| Exercise objective |
Copy out the listing exactly.

| Supplied data |
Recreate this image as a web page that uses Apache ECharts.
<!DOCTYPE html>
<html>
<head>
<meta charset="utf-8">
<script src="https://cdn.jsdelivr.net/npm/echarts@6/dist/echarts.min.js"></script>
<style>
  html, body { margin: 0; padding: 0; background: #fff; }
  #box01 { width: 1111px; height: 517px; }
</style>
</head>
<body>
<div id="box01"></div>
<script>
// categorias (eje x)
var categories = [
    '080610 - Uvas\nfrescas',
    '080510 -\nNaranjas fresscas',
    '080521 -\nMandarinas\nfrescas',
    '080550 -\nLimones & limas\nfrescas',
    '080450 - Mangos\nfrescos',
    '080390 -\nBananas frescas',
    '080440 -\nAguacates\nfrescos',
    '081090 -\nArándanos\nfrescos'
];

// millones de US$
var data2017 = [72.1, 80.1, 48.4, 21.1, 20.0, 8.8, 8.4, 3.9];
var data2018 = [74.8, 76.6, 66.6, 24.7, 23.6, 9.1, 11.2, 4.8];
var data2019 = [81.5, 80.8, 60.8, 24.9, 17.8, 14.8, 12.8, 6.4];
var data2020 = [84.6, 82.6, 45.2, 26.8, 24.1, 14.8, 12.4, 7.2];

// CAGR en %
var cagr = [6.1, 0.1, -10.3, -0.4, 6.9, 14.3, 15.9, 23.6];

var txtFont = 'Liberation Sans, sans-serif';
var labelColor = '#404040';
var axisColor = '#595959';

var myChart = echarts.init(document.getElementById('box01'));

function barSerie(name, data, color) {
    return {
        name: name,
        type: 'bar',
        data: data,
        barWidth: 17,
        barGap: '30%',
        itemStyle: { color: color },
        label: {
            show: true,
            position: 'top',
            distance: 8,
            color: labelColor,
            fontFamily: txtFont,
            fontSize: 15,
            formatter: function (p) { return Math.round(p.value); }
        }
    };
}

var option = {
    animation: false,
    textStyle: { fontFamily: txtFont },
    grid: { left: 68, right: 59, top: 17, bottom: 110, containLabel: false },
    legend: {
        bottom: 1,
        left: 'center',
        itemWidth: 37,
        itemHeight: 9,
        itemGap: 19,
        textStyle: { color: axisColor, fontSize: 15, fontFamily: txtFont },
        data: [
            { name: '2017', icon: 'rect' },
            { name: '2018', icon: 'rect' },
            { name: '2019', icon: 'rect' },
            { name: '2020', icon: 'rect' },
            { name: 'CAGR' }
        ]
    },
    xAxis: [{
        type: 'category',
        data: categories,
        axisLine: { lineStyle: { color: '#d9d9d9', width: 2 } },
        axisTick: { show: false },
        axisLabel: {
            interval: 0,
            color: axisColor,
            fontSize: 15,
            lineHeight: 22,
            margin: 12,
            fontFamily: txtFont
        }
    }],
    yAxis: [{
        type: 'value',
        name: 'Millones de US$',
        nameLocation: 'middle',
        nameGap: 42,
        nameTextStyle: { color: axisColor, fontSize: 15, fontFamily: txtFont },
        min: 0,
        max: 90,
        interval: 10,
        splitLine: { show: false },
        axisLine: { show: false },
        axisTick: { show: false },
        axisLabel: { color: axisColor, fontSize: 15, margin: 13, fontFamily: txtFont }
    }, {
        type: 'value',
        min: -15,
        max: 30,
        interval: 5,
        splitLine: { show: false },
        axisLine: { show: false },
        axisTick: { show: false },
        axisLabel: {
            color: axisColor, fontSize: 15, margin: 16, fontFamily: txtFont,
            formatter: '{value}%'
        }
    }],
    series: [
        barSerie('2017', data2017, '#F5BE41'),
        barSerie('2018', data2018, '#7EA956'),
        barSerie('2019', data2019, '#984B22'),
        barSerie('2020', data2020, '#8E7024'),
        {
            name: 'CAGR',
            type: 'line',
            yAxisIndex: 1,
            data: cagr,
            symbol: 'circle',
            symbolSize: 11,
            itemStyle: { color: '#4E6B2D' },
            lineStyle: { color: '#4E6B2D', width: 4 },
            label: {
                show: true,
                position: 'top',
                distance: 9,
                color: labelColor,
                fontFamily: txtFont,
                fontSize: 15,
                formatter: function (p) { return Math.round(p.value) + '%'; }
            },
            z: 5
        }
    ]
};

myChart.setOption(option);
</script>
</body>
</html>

| Answer for the task |
Recreate this image as a web page that uses Apache ECharts.
<!DOCTYPE html>
<html>
<head>
<meta charset="utf-8">
<script src="https://cdn.jsdelivr.net/npm/echarts@6/dist/echarts.min.js"></script>
<style>
  html, body { margin: 0; padding: 0; background: #fff; }
  #box01 { width: 1111px; height: 517px; }
</style>
</head>
<body>
<div id="box01"></div>
<script>
// categorias (eje x)
var categories = [
    '080610 - Uvas\nfrescas',
    '080510 -\nNaranjas fresscas',
    '080521 -\nMandarinas\nfrescas',
    '080550 -\nLimones & limas\nfrescas',
    '080450 - Mangos\nfrescos',
    '080390 -\nBananas frescas',
    '080440 -\nAguacates\nfrescos',
    '081090 -\nArándanos\nfrescos'
];

// millones de US$
var data2017 = [72.1, 80.1, 48.4, 21.1, 20.0, 8.8, 8.4, 3.9];
var data2018 = [74.8, 76.6, 66.6, 24.7, 23.6, 9.1, 11.2, 4.8];
var data2019 = [81.5, 80.8, 60.8, 24.9, 17.8, 14.8, 12.8, 6.4];
var data2020 = [84.6, 82.6, 45.2, 26.8, 24.1, 14.8, 12.4, 7.2];

// CAGR en %
var cagr = [6.1, 0.1, -10.3, -0.4, 6.9, 14.3, 15.9, 23.6];

var txtFont = 'Liberation Sans, sans-serif';
var labelColor = '#404040';
var axisColor = '#595959';

var myChart = echarts.init(document.getElementById('box01'));

function barSerie(name, data, color) {
    return {
        name: name,
        type: 'bar',
        data: data,
        barWidth: 17,
        barGap: '30%',
        itemStyle: { color: color },
        label: {
            show: true,
            position: 'top',
            distance: 8,
            color: labelColor,
            fontFamily: txtFont,
            fontSize: 15,
            formatter: function (p) { return Math.round(p.value); }
        }
    };
}

var option = {
    animation: false,
    textStyle: { fontFamily: txtFont },
    grid: { left: 68, right: 59, top: 17, bottom: 110, containLabel: false },
    legend: {
        bottom: 1,
        left: 'center',
        itemWidth: 37,
        itemHeight: 9,
        itemGap: 19,
        textStyle: { color: axisColor, fontSize: 15, fontFamily: txtFont },
        data: [
            { name: '2017', icon: 'rect' },
            { name: '2018', icon: 'rect' },
            { name: '2019', icon: 'rect' },
            { name: '2020', icon: 'rect' },
            { name: 'CAGR' }
        ]
    },
    xAxis: [{
        type: 'category',
        data: categories,
        axisLine: { lineStyle: { color: '#d9d9d9', width: 2 } },
        axisTick: { show: false },
        axisLabel: {
            interval: 0,
            color: axisColor,
            fontSize: 15,
            lineHeight: 22,
            margin: 12,
            fontFamily: txtFont
        }
    }],
    yAxis: [{
        type: 'value',
        name: 'Millones de US$',
        nameLocation: 'middle',
        nameGap: 42,
        nameTextStyle: { color: axisColor, fontSize: 15, fontFamily: txtFont },
        min: 0,
        max: 90,
        interval: 10,
        splitLine: { show: false },
        axisLine: { show: false },
        axisTick: { show: false },
        axisLabel: { color: axisColor, fontSize: 15, margin: 13, fontFamily: txtFont }
    }, {
        type: 'value',
        min: -15,
        max: 30,
        interval: 5,
        splitLine: { show: false },
        axisLine: { show: false },
        axisTick: { show: false },
        axisLabel: {
            color: axisColor, fontSize: 15, margin: 16, fontFamily: txtFont,
            formatter: '{value}%'
        }
    }],
    series: [
        barSerie('2017', data2017, '#F5BE41'),
        barSerie('2018', data2018, '#7EA956'),
        barSerie('2019', data2019, '#984B22'),
        barSerie('2020', data2020, '#8E7024'),
        {
            name: 'CAGR',
            type: 'line',
            yAxisIndex: 1,
            data: cagr,
            symbol: 'circle',
            symbolSize: 11,
            itemStyle: { color: '#4E6B2D' },
            lineStyle: { color: '#4E6B2D', width: 4 },
            label: {
                show: true,
                position: 'top',
                distance: 9,
                color: labelColor,
                fontFamily: txtFont,
                fontSize: 15,
                formatter: function (p) { return Math.round(p.value) + '%'; }
            },
            z: 5
        }
    ]
};

myChart.setOption(option);
</script>
</body>
</html>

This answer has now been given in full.